■ ROWS
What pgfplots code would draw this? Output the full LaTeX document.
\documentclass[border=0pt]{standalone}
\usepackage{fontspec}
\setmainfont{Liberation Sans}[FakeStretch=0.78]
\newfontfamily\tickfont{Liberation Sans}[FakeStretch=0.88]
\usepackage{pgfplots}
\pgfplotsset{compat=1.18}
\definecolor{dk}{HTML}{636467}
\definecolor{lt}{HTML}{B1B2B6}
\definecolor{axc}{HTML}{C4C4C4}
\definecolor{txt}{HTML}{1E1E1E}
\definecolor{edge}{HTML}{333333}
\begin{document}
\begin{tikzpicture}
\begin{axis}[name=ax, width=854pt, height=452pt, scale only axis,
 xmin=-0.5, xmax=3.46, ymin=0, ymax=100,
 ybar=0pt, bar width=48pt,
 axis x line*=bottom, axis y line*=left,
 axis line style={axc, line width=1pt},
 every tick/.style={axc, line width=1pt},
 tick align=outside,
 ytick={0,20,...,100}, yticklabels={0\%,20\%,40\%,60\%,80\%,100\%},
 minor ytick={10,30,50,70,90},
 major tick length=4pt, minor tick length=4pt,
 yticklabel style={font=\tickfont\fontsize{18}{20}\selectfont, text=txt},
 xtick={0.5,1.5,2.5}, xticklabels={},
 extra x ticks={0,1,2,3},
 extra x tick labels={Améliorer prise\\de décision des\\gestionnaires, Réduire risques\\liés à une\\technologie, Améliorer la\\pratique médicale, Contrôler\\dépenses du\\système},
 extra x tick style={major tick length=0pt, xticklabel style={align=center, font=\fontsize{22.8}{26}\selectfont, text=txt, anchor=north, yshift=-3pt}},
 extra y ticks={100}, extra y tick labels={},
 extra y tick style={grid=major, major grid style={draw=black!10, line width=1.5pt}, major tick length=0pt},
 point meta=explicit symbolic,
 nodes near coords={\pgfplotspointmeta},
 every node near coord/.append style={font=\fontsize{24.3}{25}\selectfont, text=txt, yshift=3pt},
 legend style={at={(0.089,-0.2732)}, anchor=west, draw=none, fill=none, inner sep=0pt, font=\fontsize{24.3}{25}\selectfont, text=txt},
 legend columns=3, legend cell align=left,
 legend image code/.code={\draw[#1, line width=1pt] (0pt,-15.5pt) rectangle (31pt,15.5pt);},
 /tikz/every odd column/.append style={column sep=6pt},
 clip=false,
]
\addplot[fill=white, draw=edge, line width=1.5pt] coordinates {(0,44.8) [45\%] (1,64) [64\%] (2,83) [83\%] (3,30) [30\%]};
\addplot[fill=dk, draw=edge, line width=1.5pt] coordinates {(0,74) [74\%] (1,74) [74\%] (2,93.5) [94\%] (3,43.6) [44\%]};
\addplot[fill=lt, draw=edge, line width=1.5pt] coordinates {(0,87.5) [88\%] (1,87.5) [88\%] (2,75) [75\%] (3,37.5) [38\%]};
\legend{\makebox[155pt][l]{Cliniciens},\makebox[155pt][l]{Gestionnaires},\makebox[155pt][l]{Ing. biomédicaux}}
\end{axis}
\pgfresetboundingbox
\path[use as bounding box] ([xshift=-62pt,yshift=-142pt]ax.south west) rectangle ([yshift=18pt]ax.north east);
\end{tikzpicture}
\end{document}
* * *
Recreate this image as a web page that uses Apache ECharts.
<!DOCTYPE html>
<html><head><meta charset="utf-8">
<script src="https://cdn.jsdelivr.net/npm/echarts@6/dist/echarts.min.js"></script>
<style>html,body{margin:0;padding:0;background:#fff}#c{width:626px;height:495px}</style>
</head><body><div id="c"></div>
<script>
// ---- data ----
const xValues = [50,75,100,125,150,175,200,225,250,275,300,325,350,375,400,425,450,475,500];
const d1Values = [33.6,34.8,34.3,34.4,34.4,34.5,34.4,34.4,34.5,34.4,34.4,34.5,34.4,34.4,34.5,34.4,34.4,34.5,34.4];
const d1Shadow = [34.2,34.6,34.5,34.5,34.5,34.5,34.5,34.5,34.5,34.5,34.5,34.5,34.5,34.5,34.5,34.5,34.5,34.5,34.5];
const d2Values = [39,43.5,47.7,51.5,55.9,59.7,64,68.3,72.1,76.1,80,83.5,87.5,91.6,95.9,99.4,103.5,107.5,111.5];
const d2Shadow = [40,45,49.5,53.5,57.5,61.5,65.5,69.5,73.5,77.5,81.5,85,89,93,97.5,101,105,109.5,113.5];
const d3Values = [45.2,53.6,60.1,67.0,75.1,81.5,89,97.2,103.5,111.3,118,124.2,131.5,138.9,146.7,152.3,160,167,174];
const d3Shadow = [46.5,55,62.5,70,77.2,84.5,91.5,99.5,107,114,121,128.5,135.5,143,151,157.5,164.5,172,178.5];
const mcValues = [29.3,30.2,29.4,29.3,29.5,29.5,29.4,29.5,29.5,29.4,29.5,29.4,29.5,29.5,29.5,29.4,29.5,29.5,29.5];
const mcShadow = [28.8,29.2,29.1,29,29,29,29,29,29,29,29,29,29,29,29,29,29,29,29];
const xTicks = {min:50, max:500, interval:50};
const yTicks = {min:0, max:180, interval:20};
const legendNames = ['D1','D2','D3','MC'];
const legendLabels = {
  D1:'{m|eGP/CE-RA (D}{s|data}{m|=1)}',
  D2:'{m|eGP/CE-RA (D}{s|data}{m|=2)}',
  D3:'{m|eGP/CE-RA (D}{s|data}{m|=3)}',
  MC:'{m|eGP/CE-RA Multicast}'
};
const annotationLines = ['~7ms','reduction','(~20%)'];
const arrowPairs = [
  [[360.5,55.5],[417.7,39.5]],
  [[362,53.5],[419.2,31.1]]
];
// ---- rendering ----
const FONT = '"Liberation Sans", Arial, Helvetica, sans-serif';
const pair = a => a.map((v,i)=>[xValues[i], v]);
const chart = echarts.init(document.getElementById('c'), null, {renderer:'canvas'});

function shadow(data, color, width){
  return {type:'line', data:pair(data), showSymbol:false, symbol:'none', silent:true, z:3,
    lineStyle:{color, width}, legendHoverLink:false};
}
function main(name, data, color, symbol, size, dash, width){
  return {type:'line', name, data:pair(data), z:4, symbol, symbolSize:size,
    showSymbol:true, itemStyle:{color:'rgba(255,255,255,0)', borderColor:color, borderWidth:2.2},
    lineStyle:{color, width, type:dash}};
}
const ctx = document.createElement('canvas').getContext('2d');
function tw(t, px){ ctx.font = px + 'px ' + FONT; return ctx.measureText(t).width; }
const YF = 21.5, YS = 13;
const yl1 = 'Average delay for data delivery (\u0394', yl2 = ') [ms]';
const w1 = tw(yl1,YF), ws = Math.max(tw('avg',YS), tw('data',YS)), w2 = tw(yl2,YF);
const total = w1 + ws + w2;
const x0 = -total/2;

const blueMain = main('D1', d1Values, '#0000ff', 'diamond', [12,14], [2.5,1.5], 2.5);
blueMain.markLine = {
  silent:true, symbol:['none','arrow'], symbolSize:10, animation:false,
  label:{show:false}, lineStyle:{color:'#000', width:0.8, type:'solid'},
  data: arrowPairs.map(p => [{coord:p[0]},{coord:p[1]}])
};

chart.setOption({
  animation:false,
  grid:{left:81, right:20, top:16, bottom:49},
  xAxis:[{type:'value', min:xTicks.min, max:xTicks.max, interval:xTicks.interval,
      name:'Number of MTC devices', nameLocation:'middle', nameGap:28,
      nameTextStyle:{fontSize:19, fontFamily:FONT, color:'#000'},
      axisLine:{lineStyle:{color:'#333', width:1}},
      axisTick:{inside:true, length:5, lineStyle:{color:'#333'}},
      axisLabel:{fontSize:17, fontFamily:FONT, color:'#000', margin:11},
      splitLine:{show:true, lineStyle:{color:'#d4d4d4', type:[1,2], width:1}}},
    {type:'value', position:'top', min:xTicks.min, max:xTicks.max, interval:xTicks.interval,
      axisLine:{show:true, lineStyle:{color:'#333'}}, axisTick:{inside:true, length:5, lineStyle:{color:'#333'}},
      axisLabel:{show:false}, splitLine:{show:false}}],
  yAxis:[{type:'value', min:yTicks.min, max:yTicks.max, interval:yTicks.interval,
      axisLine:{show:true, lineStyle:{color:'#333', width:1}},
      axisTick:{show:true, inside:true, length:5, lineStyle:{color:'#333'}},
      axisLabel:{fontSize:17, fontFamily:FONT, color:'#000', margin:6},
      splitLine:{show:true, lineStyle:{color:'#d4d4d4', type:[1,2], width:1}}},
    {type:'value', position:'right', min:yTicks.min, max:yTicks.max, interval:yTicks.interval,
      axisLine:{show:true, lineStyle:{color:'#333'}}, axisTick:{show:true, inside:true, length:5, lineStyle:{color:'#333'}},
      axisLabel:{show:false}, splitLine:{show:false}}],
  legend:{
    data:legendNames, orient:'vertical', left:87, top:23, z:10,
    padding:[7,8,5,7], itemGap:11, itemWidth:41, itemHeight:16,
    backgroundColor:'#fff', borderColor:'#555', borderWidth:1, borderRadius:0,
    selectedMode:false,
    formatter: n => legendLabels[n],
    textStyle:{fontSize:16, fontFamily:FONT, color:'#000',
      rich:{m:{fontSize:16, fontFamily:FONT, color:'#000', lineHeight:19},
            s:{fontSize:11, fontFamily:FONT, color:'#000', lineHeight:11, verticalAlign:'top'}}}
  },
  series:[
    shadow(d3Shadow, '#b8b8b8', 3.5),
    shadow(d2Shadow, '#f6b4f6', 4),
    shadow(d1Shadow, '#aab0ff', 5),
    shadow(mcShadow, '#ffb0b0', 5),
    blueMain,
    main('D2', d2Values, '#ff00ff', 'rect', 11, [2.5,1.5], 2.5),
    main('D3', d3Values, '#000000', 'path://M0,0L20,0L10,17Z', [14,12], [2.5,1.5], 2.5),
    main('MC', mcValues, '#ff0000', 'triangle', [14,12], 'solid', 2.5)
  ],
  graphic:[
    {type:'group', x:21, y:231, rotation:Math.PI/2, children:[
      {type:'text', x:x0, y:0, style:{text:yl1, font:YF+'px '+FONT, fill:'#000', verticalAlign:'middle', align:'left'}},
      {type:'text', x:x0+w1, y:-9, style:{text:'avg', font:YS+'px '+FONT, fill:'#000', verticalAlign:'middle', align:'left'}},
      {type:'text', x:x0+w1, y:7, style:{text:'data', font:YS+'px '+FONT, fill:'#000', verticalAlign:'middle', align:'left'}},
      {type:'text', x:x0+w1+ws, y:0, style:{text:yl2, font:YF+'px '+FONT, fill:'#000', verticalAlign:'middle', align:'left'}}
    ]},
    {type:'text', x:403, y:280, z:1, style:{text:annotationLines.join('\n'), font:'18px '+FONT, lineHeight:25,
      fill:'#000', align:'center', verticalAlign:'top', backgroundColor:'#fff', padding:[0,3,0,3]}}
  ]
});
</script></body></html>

■ JOB
Look through the listing and extract every line with "code" in it.

■ RESULT OF THIS TASK
What pgfplots code would draw this? Output the full LaTeX document.
 legend image code/.code={\draw[#1, line width=1pt] (0pt,-15.5pt) rectangle (31pt,15.5pt);},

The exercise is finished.